Response To Question About Bingeing

Here is my response to an email from someone who was feeling very down about having binged.  She wanted to know if it is possible to have a sugar addiction and how to handle that urge to binge.

 


Now of course I am not a doctor, and I don’t want anyone with diabetes or a true issue to go undiagnosed.  So please make sure your doc says you are ok.But here is what I realized about sugar and sugar addiction.When I was a dieter, I thought I had an issue with sugar.  You know why?  Because when I actually allowed myself to eat sugar, I would eat so much of it.  I would go a month without anything sweet and then eat a bunch of candy or whatever.  And then, of course I would feel awful, be unable to properly metabolize all of that sugar and “crash.”  I truly thought that I couldn’t eat sugar.

 

But…when I started to develop my thin mentality, I realized that if I ate normally, with normal intake of normal food that my normal body craved, I could handle sugar just fine.  People hoard food, like sugar, after periods of deprivation.

So…discontinue the deprivation!

And you know what?   I enjoy one “serving” of sweets now way more than I ever enjoyed a whole bag of snickers.  And the fact that I know I am allowed to eat what I crave, including desserts, has had another interesting effect.  Desserts have lost their power over me.  I can enjoy a very small amount and be completely satisfied.  I know that whenever I want cake, I can have it.  So, no big deal.

And don’t underestimate this next point:

When you give up diets, you have to believe, deep in your heart, that you will NEVER diet again.  Why?  Because if you think you might go on a diet, (for instance if this “thin mentality” thing doesn’t work) then you will sabotage yourself.  You will binge because you will think-  “I don’t know if this is going to work so I might as well binge because after all I can go on a diet again.”

This mentality will poison your efforts, I promise.

And then remember this.  You are trying to make a tremendous change.  Of course it is hard, and has ups and downs.  But remember that even if you “mess up,” as long as you take that as a learning experience, you are still getting closer to a thin mentality.

Yes, the thousands of calories that you ate while binging take you a step backward in your body getting thin.  Yes, of course, I understand that and I know how frustrated and sad that makes you.

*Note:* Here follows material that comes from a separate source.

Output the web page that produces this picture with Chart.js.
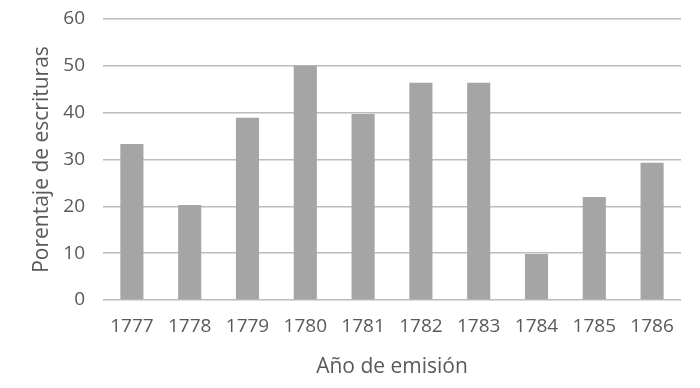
<!DOCTYPE html>
<html>
<head>
<meta charset="utf-8">
<script src="https://cdn.jsdelivr.net/npm/chart.js@4"></script>
<style>
  html, body { margin: 0; padding: 0; background: #fff; }
  #wrap { width: 700px; height: 388px; }
</style>
</head>
<body>
<div id="wrap"><canvas id="chart" width="700" height="388"></canvas></div>
<script>
const years = ['1777', '1778', '1779', '1780', '1781', '1782', '1783', '1784', '1785', '1786'];
const percentages = [33.3, 20.3, 38.9, 50, 39.7, 46.4, 46.4, 9.8, 22, 29.3];
const yTicks = [0, 10, 20, 30, 40, 50, 60];

const textColor = '#595959';
const fontFamily = '"Open Sans", "DejaVu Sans", sans-serif';

document.addEventListener('DOMContentLoaded', () => {
    const ctx = document.getElementById('chart').getContext('2d');
    new Chart(ctx, {
        type: 'bar',
        data: {
            labels: years,
            datasets: [{
                label: 'Porentaje de escrituras',
                data: percentages,
                backgroundColor: '#a5a5a5',
                borderWidth: 0,
                barPercentage: 0.4,
                categoryPercentage: 1
            }]
        },
        options: {
            responsive: false,
            animation: false,
            layout: { padding: { left: 0, right: 19, top: 19, bottom: 0 } },
            plugins: {
                legend: { display: false },
                tooltip: { enabled: false }
            },
            scales: {
                x: {
                    grid: { display: false, drawTicks: false },
                    border: { display: false },
                    ticks: {
                        color: textColor,
                        font: { family: fontFamily, size: 19 },
                        padding: 15,
                        maxRotation: 0
                    },
                    title: {
                        display: true,
                        text: 'Año de emisión',
                        color: textColor,
                        font: { family: fontFamily, size: 21 },
                        padding: { top: 0, bottom: 8 }
                    },
                    afterFit: (scale) => {
                        scale.height = 88;
                        scale.paddingLeft = 0;
                        scale.paddingRight = 0;
                    }
                },
                y: {
                    min: 0,
                    max: 60,
                    afterBuildTicks: (scale) => { scale.ticks = yTicks.map(v => ({ value: v })); },
                    grid: { color: '#bcbcbc', lineWidth: 1.5, drawTicks: false },
                    border: { display: false },
                    ticks: {
                        color: textColor,
                        font: { family: fontFamily, size: 19 },
                        padding: 18
                    },
                    title: {
                        display: true,
                        text: 'Porentaje de escrituras',
                        color: textColor,
                        font: { family: fontFamily, size: 21 },
                        padding: { top: 29, bottom: 0 }
                    },
                    afterFit: (scale) => {
                        scale.width = 103;
                        scale.paddingTop = 0;
                        scale.paddingBottom = 0;
                    }
                }
            }
        }
    });
});
</script>
</body>
</html>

But remember that the choice you WISH was there, IS NOT THERE

You don’t have the option of going on a diet and becoming a thin, “relaxed-around-food” person.  Please remember this NEVER works.  So you either say to yourself that you will yo-yo diet for the rest of your life, or you will stick with what you know is smarter:  learn how to behave and eat as a naturally thin person.

There is no reason in the world you cannot be that person. I don’t care how fat your family is.  I don’t care if you have been fat since you were three years old.

We are not designed to be fat.  You were not.  Say to yourself,

I am a naturally thin person but I have been taught that dieting will make me thin. Dieting has made me fatter.  I am going to reconnect with the body that I was born into.  I am the only one who can do this- connect to my body.  I will eat when I am hungry.  I will not fear food, I will see food as a pleasure that I deserve.  I will not fear hunger.  I know that I can eat whenever I am hungry.  And for all of this pleasure and guilt free eating, I will promise myself one thing:  I will wait for a hunger opportunity to eat.  Delay, not deny.

So don’t beat yourself up.  This is hard!  I don’t lie like the diet industry.  But hard doesn’t mean bad.  Hard means interesting, challenging, and worthwhile.

OK?

Thanks for emailing me to let me know how you are doing.  Stay with this. It is the only permanent solution and it is worth it.